There’s also the matter of software. While the iPhone 7 is enjoying the benefits of iOS 12, it’ll likely see a loss of support from Apple long before the iPhone XR.
iPhone XR vs iPhone 7 – Camera
Side-by-side, the imaging experience on the iPhone 7 seems rather pedestrian; there’s a 7-megapixel front-facer and a 12-megapixel single rear camera. The setup on the back of the XR is markedly the same, with another OIS-toting rear camera and the same resolution front sensor, but after the advent of the iPhone X, the XR also enjoys the company’s TrueDepth sensor.
This means portrait mode when using the front snapper for additional background blur and virtual lighting effects for your face, FaceID unlock (as unlike the 7 there’s no home button) and, of course, Animoji and Memoji for some animated fun. Speaking of portrait mode, the XR is the first phone to also support the feature via a single rear camera too.
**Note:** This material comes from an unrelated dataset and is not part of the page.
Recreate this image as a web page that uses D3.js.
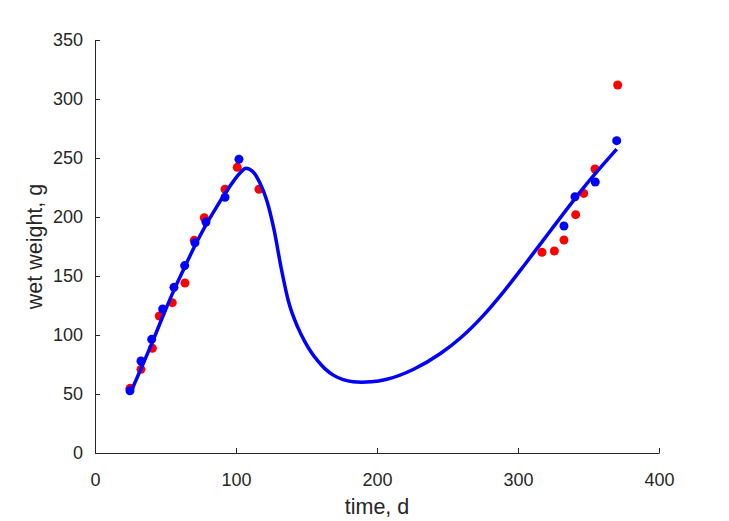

iPhone 7 vs iPhone XR – Price
For every year that Apple ranges an older iPhone, it drops its pricer further and further. As such, the iPhone 7 replaces the iPhone 6S as the company’s most affordable handset, starting at $449/£449. Being a member of the 2018 contingent, the iPhone XR enjoys no such discount but is at least the cheapest of this year’s crop, starting at £749/$749.
Based on the design, feature-set performance and software support, there’s little reason to opt for the older iPhone 7 if you’re torn on which to choose. However, if your wallet doesn’t stretch to the iPhone XR but you still want an iOS-powered smartphone, the 7 is far from the worst that you could do.